The second problem is deeper and more structural and concerns the very nature of relations between Pakistan and Afghanistan, or more specifically, the interaction between the Pakistani military leadership and the Taliban movement. Historically, Pakistan played a significant role in the movement’s development, serving as its ideological inspiration and one of its key patrons. The Taliban’s formation in 1994 occurred with the active support and participation of Pakistani military structures. In subsequent years, particularly during the US and NATO military campaign in Afghanistan, Islamabad continued to provide various forms of support to the Taliban and some other extremist groups, like the Haqqani Network. As a result, after their return to power in 2021, Pakistani strategists are counting on a special relationship with the new Afghan leadership, one that entails influence and political weight in decision-making.
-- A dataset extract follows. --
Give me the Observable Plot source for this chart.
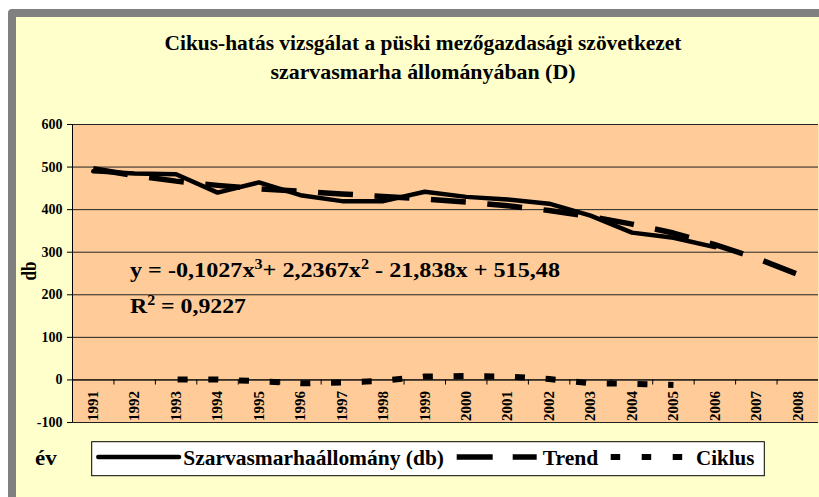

However, the Taliban themselves, having become the ruling force in the country, are striving to build a more independent and sovereign foreign and domestic policy, which gradually leads to a divergence of expectations and interests between the parties. Thus, Pakistan is now fighting a radical group it itself created, financed, and patronized.
Thus, the situation on the southern borders of the Eurasian continent is far from stable. Unfortunately, it appears these conflicts will not end anytime soon.